In these compositions, white becomes the true protagonist. It is not an empty background, but a pulsating, expansive surface that lays bare every movement and mark without protection. What remains in this space has passed the test of reduction. Skurski’s figures, often caught in waiting or transition, do not embody mere actions but a quiet, existential presence. By letting the faces recede in favor of posture, the viewer’s gaze is freed to perceive a being that transcends the individual.

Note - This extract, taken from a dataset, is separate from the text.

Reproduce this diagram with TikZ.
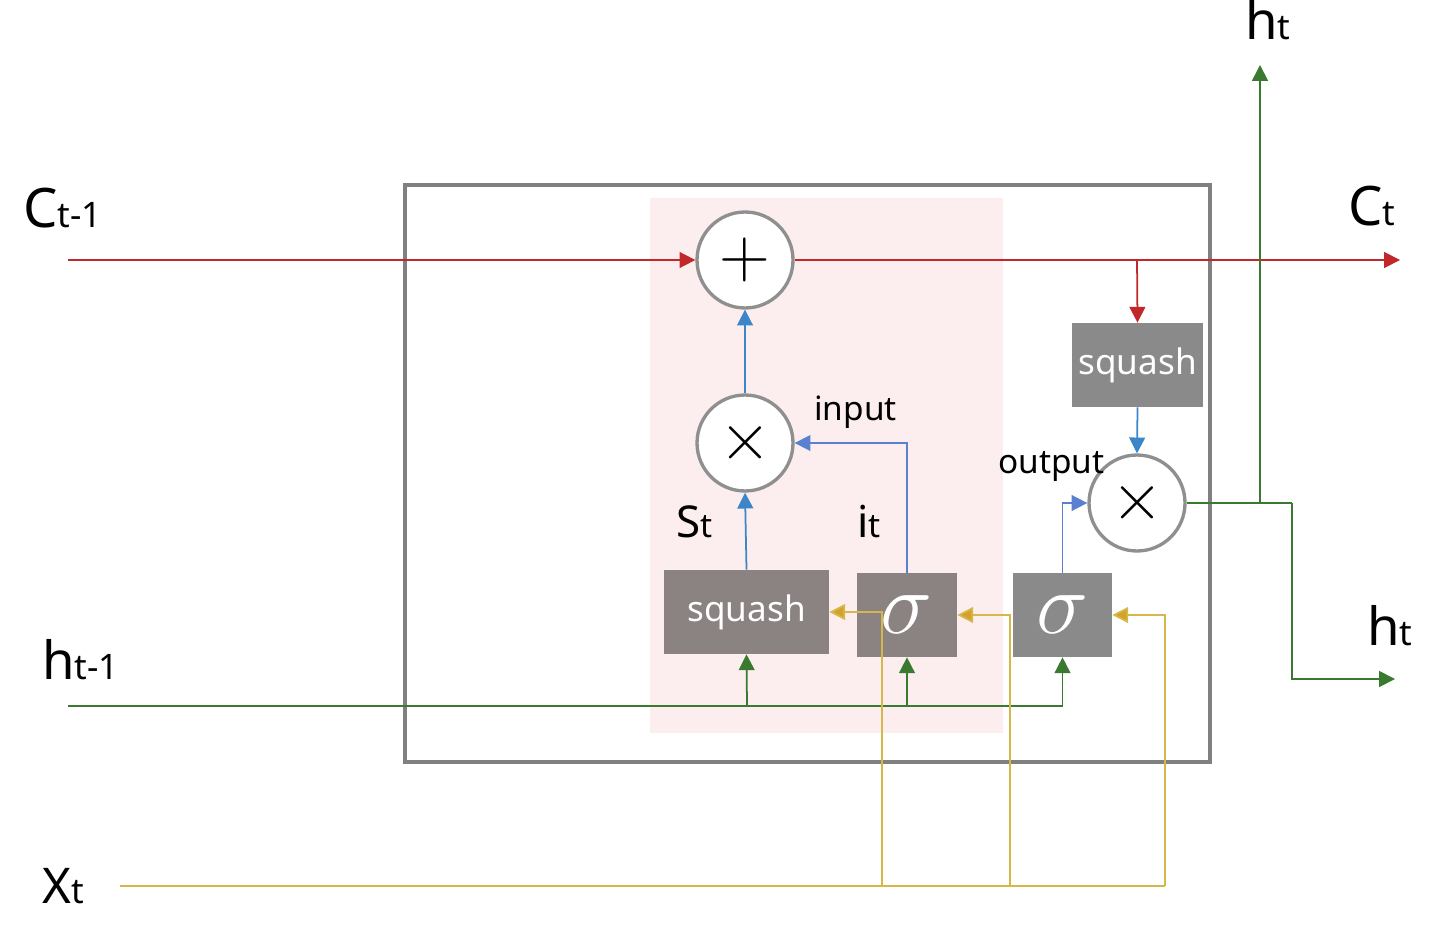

It is this deliberate omission of detail that conjures a calm in which time loses its usual pace. Fleeting moments of daily life, memories of what has been seen, and deep sensations merge here until they coalesce into a single, concentrated situation. A space emerges in which the everyday loses its casualness and acquires a timeless validity. What remains is the essential, a silent and powerful assertion of the moment that resonates far beyond the edges of the canvas.